Una ardilla roja se ha escapado
«Ella es hoy nuestro valeroso Fontaine, aunque el día anterior haya estado, como de costumbre, yéndose por las ramas del parque o hinchándose los carrillos con los cacahuetes que le hayan ofrecido algunos paseantes»
Desde que tuve conocimiento de la fuga, imagino a Robert Bresson filmando una película con todos los pasos previos que habría de ejecutar nuestra audaz ... ardilla roja para culminar su evasión. Aunque finalmente fuera atrapada en el interior de un local de la Acera de Recoletos, justo antes de ser devuelta y confinada de nuevo al perímetro vallado de esa inmensa, frondosa y generosa jaula de oro que ha de ser el Campo Grande; un idílico primer mundo —o así lo presumimos— para todas las criaturas que lo disfrutan.
Imagino a nuestra heroína concentrada en su propósito desde hace días, memorizando las rutinas de los operarios de parques y jardines, o contando mentalmente las pisadas despaciosas del último vigilante que cierra con llave las verjas tras de sí. La supongo almacenando en la memoria y en la intuición el ritmo de las lunas nuevas, componiendo un plan maestro e infalible en el laberinto de su diminuta cabeza, donde no hay lugar para los tiempos verbales y tampoco, en consecuencia, para la especulación que arrastran los futuros imperfectos, la justificación frente al fracaso que proporcionan los condicionales o el lamento quejicoso que siempre trajeron consigo los aoristos.
Nuestra ardilla roja habrá concebido un plan sin discursos, justificaciones y propagandas; un plan arriesgado, eso sí, pero práctico, sin excusas y sin azares, como el de aquel teniente francés que filmó Bresson, encarcelado y condenado a muerte por sabotear a los matones genocidas de su época.
Presumo a nuestra ardilla durante una noche sin luna, como la del pasado domingo, inmóvil a través de un épico plano contrapicado —en blanco y negro, por supuesto— a los pies de un pino, mientras escudriña e identifica con sus orejas tiesas todos los ruidos. Mantendrá abiertas sus pupilas, por si de algo sirviera, para advertir algún movimiento extraño ante la oscuridad parda y repleta de matices que recrea constantemente formas nuevas en el inmenso bosque urbano, cerrado al público, a esa hora en que los patos callan como garzas y las garzas vigilan como águilas calzadas; durante el tiempo nocturno en que el país privilegiado del Campo Grande enmudece quieto y tenso bajo la manta de un silencio que solo rasga de vez en cuando la inoportuna queja de algún pavo real.

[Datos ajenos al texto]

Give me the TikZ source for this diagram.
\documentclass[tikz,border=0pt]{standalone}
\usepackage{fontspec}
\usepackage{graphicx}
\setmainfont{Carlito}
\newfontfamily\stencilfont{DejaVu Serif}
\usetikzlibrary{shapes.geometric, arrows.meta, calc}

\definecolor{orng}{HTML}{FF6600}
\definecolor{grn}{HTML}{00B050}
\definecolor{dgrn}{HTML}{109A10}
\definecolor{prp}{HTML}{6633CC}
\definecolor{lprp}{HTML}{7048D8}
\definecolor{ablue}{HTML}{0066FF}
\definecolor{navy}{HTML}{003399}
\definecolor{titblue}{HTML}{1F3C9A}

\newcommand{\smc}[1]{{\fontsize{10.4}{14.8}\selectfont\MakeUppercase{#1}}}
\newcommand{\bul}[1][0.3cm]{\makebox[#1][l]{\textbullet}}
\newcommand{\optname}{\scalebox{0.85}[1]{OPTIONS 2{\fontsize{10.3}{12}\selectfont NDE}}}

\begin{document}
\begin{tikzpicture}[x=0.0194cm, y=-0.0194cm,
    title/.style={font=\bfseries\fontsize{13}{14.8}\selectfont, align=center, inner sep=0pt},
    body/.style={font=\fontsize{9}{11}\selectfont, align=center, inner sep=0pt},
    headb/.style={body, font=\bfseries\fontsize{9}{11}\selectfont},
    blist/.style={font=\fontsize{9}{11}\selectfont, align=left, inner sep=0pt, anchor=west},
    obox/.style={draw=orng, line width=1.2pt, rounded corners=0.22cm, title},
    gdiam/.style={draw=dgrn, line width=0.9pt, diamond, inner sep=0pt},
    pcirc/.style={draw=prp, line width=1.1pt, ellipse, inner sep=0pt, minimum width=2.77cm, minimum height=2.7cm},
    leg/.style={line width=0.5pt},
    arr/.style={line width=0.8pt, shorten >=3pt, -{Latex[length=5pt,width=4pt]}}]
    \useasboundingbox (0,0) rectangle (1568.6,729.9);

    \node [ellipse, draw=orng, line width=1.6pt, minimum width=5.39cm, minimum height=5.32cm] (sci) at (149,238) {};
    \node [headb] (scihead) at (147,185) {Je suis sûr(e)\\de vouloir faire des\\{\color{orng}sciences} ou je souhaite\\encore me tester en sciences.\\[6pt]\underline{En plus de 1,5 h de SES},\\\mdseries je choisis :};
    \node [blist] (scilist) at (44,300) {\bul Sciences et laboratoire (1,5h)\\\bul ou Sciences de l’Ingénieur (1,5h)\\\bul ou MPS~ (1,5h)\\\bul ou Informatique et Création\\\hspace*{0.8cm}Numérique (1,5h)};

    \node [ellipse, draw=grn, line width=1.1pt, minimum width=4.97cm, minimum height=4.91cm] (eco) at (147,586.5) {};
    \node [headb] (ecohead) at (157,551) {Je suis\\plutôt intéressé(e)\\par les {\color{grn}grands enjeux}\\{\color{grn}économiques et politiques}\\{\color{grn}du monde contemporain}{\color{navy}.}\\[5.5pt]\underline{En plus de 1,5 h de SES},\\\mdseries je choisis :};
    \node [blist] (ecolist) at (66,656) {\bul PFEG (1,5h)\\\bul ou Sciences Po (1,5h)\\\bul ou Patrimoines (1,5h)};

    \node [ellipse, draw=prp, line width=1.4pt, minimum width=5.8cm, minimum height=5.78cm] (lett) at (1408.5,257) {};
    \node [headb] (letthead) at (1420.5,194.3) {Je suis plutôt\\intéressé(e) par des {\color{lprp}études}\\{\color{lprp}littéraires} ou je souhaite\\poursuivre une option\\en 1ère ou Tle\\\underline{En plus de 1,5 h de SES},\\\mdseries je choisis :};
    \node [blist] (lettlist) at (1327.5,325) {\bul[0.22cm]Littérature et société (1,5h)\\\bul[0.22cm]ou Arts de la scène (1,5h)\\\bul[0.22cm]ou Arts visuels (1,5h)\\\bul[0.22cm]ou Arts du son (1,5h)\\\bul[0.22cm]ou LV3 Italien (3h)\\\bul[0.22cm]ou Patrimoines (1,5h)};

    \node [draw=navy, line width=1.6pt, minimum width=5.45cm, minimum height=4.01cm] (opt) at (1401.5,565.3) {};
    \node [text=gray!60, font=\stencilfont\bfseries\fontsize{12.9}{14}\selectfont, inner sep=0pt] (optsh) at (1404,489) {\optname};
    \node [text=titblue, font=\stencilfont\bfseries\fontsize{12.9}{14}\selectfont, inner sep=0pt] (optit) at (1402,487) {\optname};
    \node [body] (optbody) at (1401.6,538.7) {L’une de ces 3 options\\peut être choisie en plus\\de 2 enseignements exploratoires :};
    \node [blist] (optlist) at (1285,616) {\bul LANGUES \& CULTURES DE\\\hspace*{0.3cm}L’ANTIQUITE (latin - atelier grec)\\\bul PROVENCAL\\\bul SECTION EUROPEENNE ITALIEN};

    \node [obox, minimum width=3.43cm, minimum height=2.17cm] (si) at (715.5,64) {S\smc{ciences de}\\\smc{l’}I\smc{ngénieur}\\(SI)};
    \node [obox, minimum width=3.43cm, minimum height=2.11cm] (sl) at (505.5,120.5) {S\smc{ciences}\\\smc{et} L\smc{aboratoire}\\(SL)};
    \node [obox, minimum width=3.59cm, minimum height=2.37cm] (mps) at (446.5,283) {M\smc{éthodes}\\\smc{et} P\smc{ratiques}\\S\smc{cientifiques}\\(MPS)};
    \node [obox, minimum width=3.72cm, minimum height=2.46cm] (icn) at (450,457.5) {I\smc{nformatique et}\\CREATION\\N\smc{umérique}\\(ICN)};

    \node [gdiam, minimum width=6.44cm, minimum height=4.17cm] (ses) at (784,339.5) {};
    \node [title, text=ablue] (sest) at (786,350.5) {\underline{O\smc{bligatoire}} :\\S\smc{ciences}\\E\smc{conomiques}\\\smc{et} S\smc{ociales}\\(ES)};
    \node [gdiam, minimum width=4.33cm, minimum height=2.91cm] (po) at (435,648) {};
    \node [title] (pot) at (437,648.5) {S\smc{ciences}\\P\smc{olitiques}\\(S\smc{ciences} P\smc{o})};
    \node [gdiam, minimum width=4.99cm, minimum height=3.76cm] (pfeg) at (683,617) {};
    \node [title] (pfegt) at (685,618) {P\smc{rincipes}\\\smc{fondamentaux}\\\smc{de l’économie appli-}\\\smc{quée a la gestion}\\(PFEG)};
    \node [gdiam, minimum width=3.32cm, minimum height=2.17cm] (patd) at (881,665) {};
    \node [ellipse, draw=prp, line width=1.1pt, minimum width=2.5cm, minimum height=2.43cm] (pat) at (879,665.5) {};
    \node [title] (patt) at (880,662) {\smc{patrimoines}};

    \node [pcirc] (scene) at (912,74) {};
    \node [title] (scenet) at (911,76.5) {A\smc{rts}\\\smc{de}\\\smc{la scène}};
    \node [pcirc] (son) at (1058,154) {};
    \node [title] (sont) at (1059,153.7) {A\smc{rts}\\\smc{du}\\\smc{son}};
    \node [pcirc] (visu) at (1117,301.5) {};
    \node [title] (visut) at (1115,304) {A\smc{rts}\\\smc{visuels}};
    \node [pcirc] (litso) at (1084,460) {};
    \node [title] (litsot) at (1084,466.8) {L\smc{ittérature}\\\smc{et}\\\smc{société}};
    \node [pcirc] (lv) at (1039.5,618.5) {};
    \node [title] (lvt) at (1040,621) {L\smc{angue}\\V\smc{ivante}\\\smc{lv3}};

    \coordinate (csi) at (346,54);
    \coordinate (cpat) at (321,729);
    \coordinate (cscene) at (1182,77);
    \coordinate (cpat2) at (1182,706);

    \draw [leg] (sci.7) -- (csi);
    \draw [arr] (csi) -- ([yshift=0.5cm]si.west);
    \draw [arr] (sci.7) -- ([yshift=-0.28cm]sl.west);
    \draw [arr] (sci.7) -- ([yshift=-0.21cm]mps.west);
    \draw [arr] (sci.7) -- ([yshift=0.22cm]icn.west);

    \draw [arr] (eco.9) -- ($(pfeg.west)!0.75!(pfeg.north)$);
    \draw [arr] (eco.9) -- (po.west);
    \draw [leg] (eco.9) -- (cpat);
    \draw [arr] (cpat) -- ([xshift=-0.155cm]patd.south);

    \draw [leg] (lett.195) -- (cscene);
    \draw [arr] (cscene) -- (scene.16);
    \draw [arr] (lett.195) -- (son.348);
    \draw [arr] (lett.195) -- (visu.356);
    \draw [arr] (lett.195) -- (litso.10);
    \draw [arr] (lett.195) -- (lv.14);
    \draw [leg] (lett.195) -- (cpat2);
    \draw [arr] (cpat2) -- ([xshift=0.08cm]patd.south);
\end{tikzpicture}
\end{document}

La ardilla roja es hoy nuestro valiente Fontaine, aunque el día anterior haya estado, como de costumbre, yéndose por las ramas del parque, brincando de un rodrigón a otro, hinchándose los carrillos con los cacahuetes que le hayan ofrecido algunos paseantes, posando junto a ellos en sus selfies mientras calculaba riesgos, tiempos y distancias.
A pesar de que dieran con ella poco después, parece que nuestra ardilla roja fugada lo hizo todo bien gracias a un plan que no debió de compartir con las demás. Acaso para evitar que el grupo, con sus cuestiones de orden y apremios particulares lo arrumbaran al fracaso antes de empezar y no en la acera de enfrente, donde finalmente se vio acorralada por las fuerzas del orden en el interior del Café Ibérico. Aunque, quién sabe, puede que en realidad lograra salir de la ciudad y regresara confusa y decepcionada porque no encontró árboles mayores y más frondosos que los de su edén nativo, o alimentos menos dosificados o condicionados a las fotos. Aun así, su fracaso es el éxito admirable del inconformismo, del espíritu capaz de salirse por la tangente, aunque solo sea para ver qué hay al otro lado de esa verja protectora, más allá de la abundancia, del orden y la comodidad. Nuestra ardilla roja a la fuga era una condenada a vivir sin esfuerzo ni dificultad que se ha escapado para probar a hacerlo de verdad y llenar su cerebro diminuto de recuerdos.